Ceramic - Pottery Dictionary

by Susan Mussi

MOLD: 2 Spurs

ca: MOTLLE: 2 Puntes

es: MOLDE: 2 Puntas

In the photo there are two spurs, the big one was industrially made and the small one molded from it. They are in front of a pen drive to show how small they are.

Spurs are pieces of kiln furniture used for supporting objects with a flat base. If the glaze on the object runs, the spur makes a space between the object and the floor and makes it easier to separate them.

The process of making a spur is as follows. A small wooden rod a) and an industrially made spur are glued together to give it a handle b). The clay is prepared in a flat circle about 15cm wide and 3cm high, the spur is indented into it many times, the clay is left to dry and then fired.
In photo h) it is next to a tape measure so you can see the size.
In photo i) there is a bowl full of spurs and some have a circle indented into the base. These are the ones which are industrially made.

Fill up the spur indents with clay and level them out. To remove them hold a small bit of clay and touch them with it so it sticks and they can be pulled out. Or they can be left to dry and lifted out when the clay shrinks. Stand them on a bisque tile to dry, when dry use the tile as a tray and move them into the kiln to be fired.

Spurs are used to be put between the piece being fired and the floor of the kiln as a safety precaution in case the glaze runs off the sides, it makes separating them easier.

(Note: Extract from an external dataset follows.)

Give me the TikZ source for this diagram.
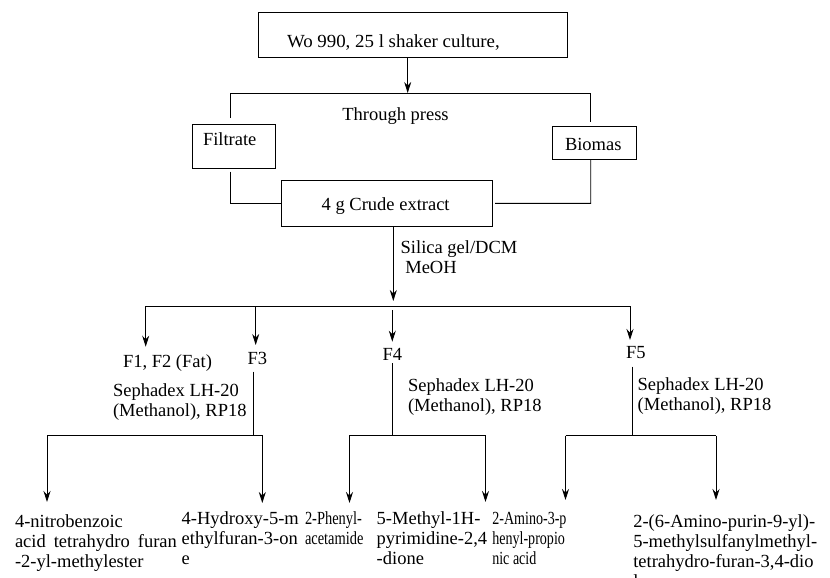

If they are glued to the surface of the piece after being fired, hold the work with your left hand and twist the spur sharply with your right to separate them. It always leaves a small mark in the glaze.

If the point of the spur is damaged or has any glaze on it, file it down before using it again.

When the underneath part of the piece is flat and clean of glaze, it can be put directly onto a shelf in the kiln. If, however, there is an area that has glaze on it and has to be signed, leave enough glaze-base for the signature and clean off each corner so the spurs can support it.